With Ram Kumar, this quest for an indigenist tenor has not meant a superficial inventory of ‘native’ motifs offered as evidence of a static and essentialist Indian identity. Ram Kumar’s art, which has proceeded through an alternation of joyous expressivity and brooding reticence, plays out a crucial polarity of emphasis in the context of Indic culture: that between samsara, the sensual participation in the world of events, and nirvana, the ascetic blowing-out of desire. Having renounced the active engagement with the state and civil society that had earlier characterised his position, the artist has turned gradually inward, choosing to be an internal exile of the spirit. This withdrawal affords him the space in which to reflect upon the great natural forces that have enthralled him since his childhood, to gauge their metaphorical import: in their workings. Attentive to the ceremonials of decay, alert to the processes of transformation, he stands on that threshold where the anguish of the private self is sublimated into the universal rhythm of creation and destruction.

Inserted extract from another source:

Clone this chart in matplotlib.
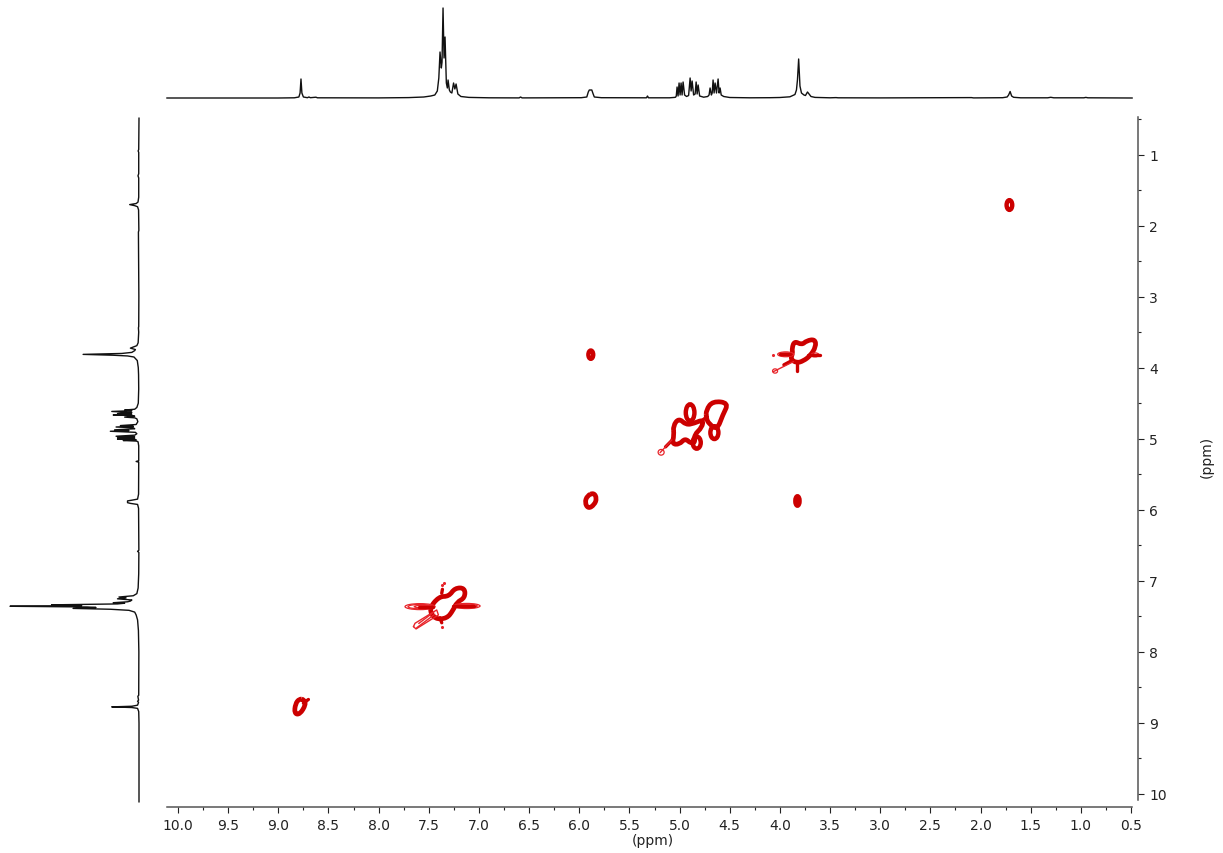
import matplotlib
matplotlib.use("Agg")
import matplotlib.pyplot as plt
from matplotlib.patches import Ellipse, PathPatch
from matplotlib.path import Path
from matplotlib.ticker import MultipleLocator, FormatStrFormatter

# 1D projection trace: chemical shift (ppm) and intensity
trace_ppm = [10.11, 9.0, 8.84, 8.795, 8.783, 8.774, 8.765, 8.75, 8.71, 8.695, 8.68, 8.625, 8.61, 8.0, 7.7, 7.55, 7.48,
             7.44, 7.415, 7.40, 7.388, 7.375, 7.368, 7.358, 7.348, 7.338, 7.325, 7.315, 7.308, 7.295, 7.285, 7.27,
             7.253, 7.24, 7.228, 7.21, 7.18, 7.1, 6.9, 6.6, 6.585, 6.57, 5.98, 5.925, 5.91, 5.90, 5.875, 5.865, 5.85,
             5.78, 5.33, 5.32, 5.31, 5.1, 5.05, 5.04, 5.033, 5.025, 5.015, 5.005, 4.995, 4.985, 4.975, 4.965, 4.95,
             4.93, 4.91, 4.895, 4.885, 4.875, 4.86, 4.845, 4.835, 4.825, 4.815, 4.80, 4.76, 4.72, 4.706, 4.696, 4.683,
             4.675, 4.666, 4.656, 4.646, 4.632, 4.616, 4.606, 4.596, 4.585, 4.56, 4.5, 4.3, 4.1, 4.0, 3.9, 3.85,
             3.835, 3.825, 3.813, 3.80, 3.785, 3.76, 3.745, 3.725, 3.71, 3.69, 3.65, 3.5, 3.44, 3.42, 3.0, 2.09, 2.07,
             1.78, 1.735, 1.72, 1.705, 1.69, 1.67, 1.6, 1.33, 1.30, 1.27, 0.97, 0.95, 0.93, 0.489]
trace_int = [0, 0, 0.2, 1, 5, 19, 5, 1, 0.3, 1, 0.3, 0.8, 0.2, 0.1, 0.4, 1, 2,
             3, 7, 20, 46, 30, 36, 90, 40, 61, 15, 10, 18, 8, 6, 5,
             15, 9, 14, 4, 1.5, 0.6, 0.2, 0.1, 1, 0.1, 0.3, 1, 6, 8, 8, 5, 1,
             0.3, 0.2, 2, 0.2, 0.2, 0.6, 0.8, 2, 11, 2, 15, 3, 15, 3, 16, 3,
             1.5, 2.5, 20, 7, 17, 3, 4, 16, 4, 13, 2, 0.8, 1.5, 3, 10, 3,
             5, 18, 5, 15, 5, 19, 5, 10, 3, 1.5, 0.5, 0.2, 0.3, 0.5, 1.2, 3.5,
             8, 18, 39, 12, 5, 3, 2.5, 6, 4, 1.5, 0.6, 0.2, 0.4, 0.2, 0.1, 0.4, 0.1,
             0.3, 1, 3, 6.5, 2, 0.7, 0.2, 0.2, 0.7, 0.2, 0.2, 0.6, 0.2, 0]

# Thick contour outlines, (F2 ppm, F1 ppm)
ring_a_x = [5.065, 5.008, 4.935, 4.855, 4.765, 4.775, 4.855, 4.845, 4.889, 4.945, 5.002, 5.075, 5.055]
ring_a_y = [4.821, 4.710, 4.806, 4.783, 4.730, 4.839, 4.947, 5.055, 5.065, 4.994, 5.080, 5.075, 4.947]
ring_b_x = [4.735, 4.670, 4.510, 4.570, 4.625, 4.705, 4.735]
ring_b_y = [4.595, 4.470, 4.495, 4.666, 4.875, 4.792, 4.713]
ring_c_x = [3.880, 3.855, 3.782, 3.733, 3.650, 3.640, 3.699, 3.766, 3.832, 3.895, 3.872]
ring_c_y = [3.728, 3.625, 3.680, 3.620, 3.600, 3.704, 3.835, 3.905, 3.935, 3.880, 3.798]
ring_d_x = [7.50, 7.40, 7.30, 7.24, 7.14, 7.14, 7.22, 7.26, 7.32, 7.44]
ring_d_y = [7.40, 7.22, 7.22, 7.10, 7.10, 7.24, 7.30, 7.42, 7.53, 7.54]
ring_e_x = [5.855, 5.825, 5.85, 5.91, 5.945, 5.92]
ring_e_y = [5.76, 5.84, 5.93, 5.985, 5.90, 5.80]
ring_f_x = [8.745, 8.725, 8.785, 8.84, 8.83, 8.79]
ring_f_y = [8.67, 8.74, 8.88, 8.87, 8.73, 8.66]
closed_rings = [(ring_a_x, ring_a_y), (ring_b_x, ring_b_y), (ring_c_x, ring_c_y),
                (ring_d_x, ring_d_y), (ring_e_x, ring_e_y), (ring_f_x, ring_f_y)]

# Elliptical cross peaks: centre F2, centre F1, half-widths (ppm)
oval_x = [4.895, 4.829, 4.653, 1.712, 5.885, 3.825]
oval_y = [4.633, 5.055, 4.914, 1.711, 3.817, 5.876]
oval_rx = [0.043, 0.040, 0.040, 0.028, 0.024, 0.021]
oval_ry = [0.117, 0.085, 0.090, 0.068, 0.058, 0.066]

# Medium strokes: links and spurs between contours
mid_x = [[4.779, 4.723], [5.060, 5.140], [3.832, 3.832], [3.880, 3.960], [7.371, 7.364], [7.388, 7.371],
         [8.75, 8.70], [4.000, 3.900], [3.720, 3.600], [7.60, 7.46], [7.26, 7.05]]
mid_y = [[4.745, 4.689], [5.000, 5.115], [3.915, 4.040], [3.900, 3.960], [7.175, 7.120], [7.52, 7.590],
         [8.72, 8.67], [3.812, 3.812], [3.820, 3.820], [7.363, 7.363], [7.354, 7.354]]

# Fine contour tails
fine_x = [[5.078, 5.194], [3.865, 4.065], [7.653, 7.637, 7.421, 7.404, 7.627, 7.653],
          [7.60, 7.45], [7.62, 7.44]]
fine_y = [[5.018, 5.196], [3.915, 4.056], [7.644, 7.597, 7.410, 7.480, 7.677, 7.644],
          [7.60, 7.44], [7.66, 7.47]]
tail_x = [5.184, 3.942, 3.942, 3.65, 4.048, 7.587, 7.587, 7.560, 7.122, 7.122, 7.140]
tail_y = [5.191, 3.812, 3.812, 3.82, 4.047, 7.363, 7.363, 7.363, 7.354, 7.354, 7.354]
tail_rx = [0.030, 0.080, 0.055, 0.040, 0.025, 0.150, 0.120, 0.085, 0.133, 0.105, 0.075]
tail_ry = [0.040, 0.034, 0.020, 0.028, 0.030, 0.042, 0.030, 0.018, 0.036, 0.026, 0.015]
# Isolated small contour specks
speck_x = [7.364, 7.352, 4.065, 7.371]
speck_y = [7.058, 7.030, 3.82, 7.654]

W, H = 1223, 854
X_PX_10 = 178.0
PX_PER_PPM_X = (1131.0 - 178.0) / 9.5
Y_PX_1 = 155.5
PX_PER_PPM_Y = (794.0 - 154.5) / 9.0
INK = "#222222"
AXC = "#555555"
RED = "#CC0000"
RED2 = "#E8242A"


def axes_px(fig, x0, x1, y0, y1):
    return fig.add_axes([x0 / W, 1 - y1 / H, (x1 - x0) / W, (y1 - y0) / H])


def smooth_closed(xs, ys):
    """Quadratic-Bezier path through edge midpoints, using the outline points as control points."""
    n = len(xs)
    mids = [((xs[i] + xs[(i + 1) % n]) / 2, (ys[i] + ys[(i + 1) % n]) / 2) for i in range(n)]
    verts, codes = [mids[-1]], [Path.MOVETO]
    for i in range(n):
        verts += [(xs[i], ys[i]), mids[i]]
        codes += [Path.CURVE3, Path.CURVE3]
    return Path(verts, codes)


fig = plt.figure(figsize=(W / 100, H / 100), dpi=100)
plt.rcParams["font.family"] = ["DejaVu Sans"]

L, R, T, B = 167, 1132, 118, 801
xlim = (10 - (L - X_PX_10) / PX_PER_PPM_X, 10 - (R - X_PX_10) / PX_PER_PPM_X)
ylim = (1 + (B - Y_PX_1) / PX_PER_PPM_Y, 1 + (T - Y_PX_1) / PX_PER_PPM_Y)

ax = axes_px(fig, L, R, T, B)
ax.set_xlim(*xlim)
ax.set_ylim(*ylim)
for s in ("top", "left"):
    ax.spines[s].set_visible(False)
ax.spines["bottom"].set_position(("outward", 5.0))
ax.spines["right"].set_position(("outward", 4.32))
for s in ("bottom", "right"):
    ax.spines[s].set_color(AXC)
    ax.spines[s].set_linewidth(1.1)
ax.yaxis.tick_right()
ax.xaxis.set_major_locator(MultipleLocator(0.5))
ax.xaxis.set_minor_locator(MultipleLocator(0.25))
ax.yaxis.set_major_locator(MultipleLocator(1))
ax.yaxis.set_minor_locator(MultipleLocator(0.5))
ax.xaxis.set_major_formatter(FormatStrFormatter("%.1f"))
ax.yaxis.set_major_formatter(FormatStrFormatter("%d"))
ax.tick_params(which="major", length=4.5, width=0.8, color=INK, labelcolor=INK, labelsize=10, pad=3.5)
ax.tick_params(which="minor", length=2.2, width=0.8, color=INK)
ax.patch.set_alpha(0)

for xs, ys in closed_rings:
    ax.add_patch(PathPatch(smooth_closed(xs, ys), fill=False, ec=RED, lw=3.4, joinstyle="round"))
for cx, cy, rx, ry in zip(oval_x, oval_y, oval_rx, oval_ry):
    ax.add_patch(Ellipse((cx, cy), 2 * rx, 2 * ry, fill=False, ec=RED, lw=3.2))
for xs, ys in zip(mid_x, mid_y):
    ax.plot(xs, ys, color=RED, lw=2.4, solid_capstyle="round")
for xs, ys in zip(fine_x, fine_y):
    ax.plot(xs, ys, color=RED2, lw=1.0, solid_capstyle="round")
for cx, cy, rx, ry in zip(tail_x, tail_y, tail_rx, tail_ry):
    ax.add_patch(Ellipse((cx, cy), 2 * rx, 2 * ry, fill=False, ec=RED2, lw=0.9))
ax.scatter(speck_x, speck_y, s=5, color=RED2, lw=0)

fig.text(653 / W, 1 - 841 / H, "(ppm)", ha="center", va="center", fontsize=10, color=INK)
fig.text(1207 / W, 1 - 457 / H, "(ppm)", ha="center", va="center", rotation=90, fontsize=10, color=INK)

top = axes_px(fig, L, R, 9, 99)
top.set_xlim(*xlim)
top.set_ylim(0, 90)
top.axis("off")
top.plot(trace_ppm, trace_int, color="#111111", lw=1.0, clip_on=False, solid_joinstyle="round")

left = axes_px(fig, 10, 139, T, B)
left.set_xlim(90, 0)
left.set_ylim(*ylim)
left.axis("off")
left.plot(trace_int, trace_ppm, color="#111111", lw=1.0, clip_on=False, solid_joinstyle="round")

fig.savefig("out.png", dpi=100)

Motivated by one pole of his sensibility, Ram Kumar has often acted as an ‘inquisitor of structures’ (Wallace Stevens), translating the earth in the idiom of the surveyor’s map, so that a topographical code of contour lines and benchmarks constrains the deep saturations of the landscape. But he has also been tempted to oscillate to the other and romantic pole of his sensibility: taking a passionate and unabashed delight in the physicality of the vista, its capacity for moodiness and unstable beauty, he has celebrated the flush of magnolias in bloom, the gravid slopes borne down by clouds. The dialogue between these opposite poles has grown richer, and replenishes Ram Kumar’s oeuvre: his stringent geometry and his contemplation of mortality now yield primacy to the celebration of sensuousness, the solace of the beautiful. The true subject of Ram Kumar’s art, perhaps, is the landscape as Beloved. In responding to the palpable eroticism of graze and blur, the stippling and studding of textures across these painted surfaces, we share his manifest rapture, his sense of stepping outside himself to attain communion with the Beloved.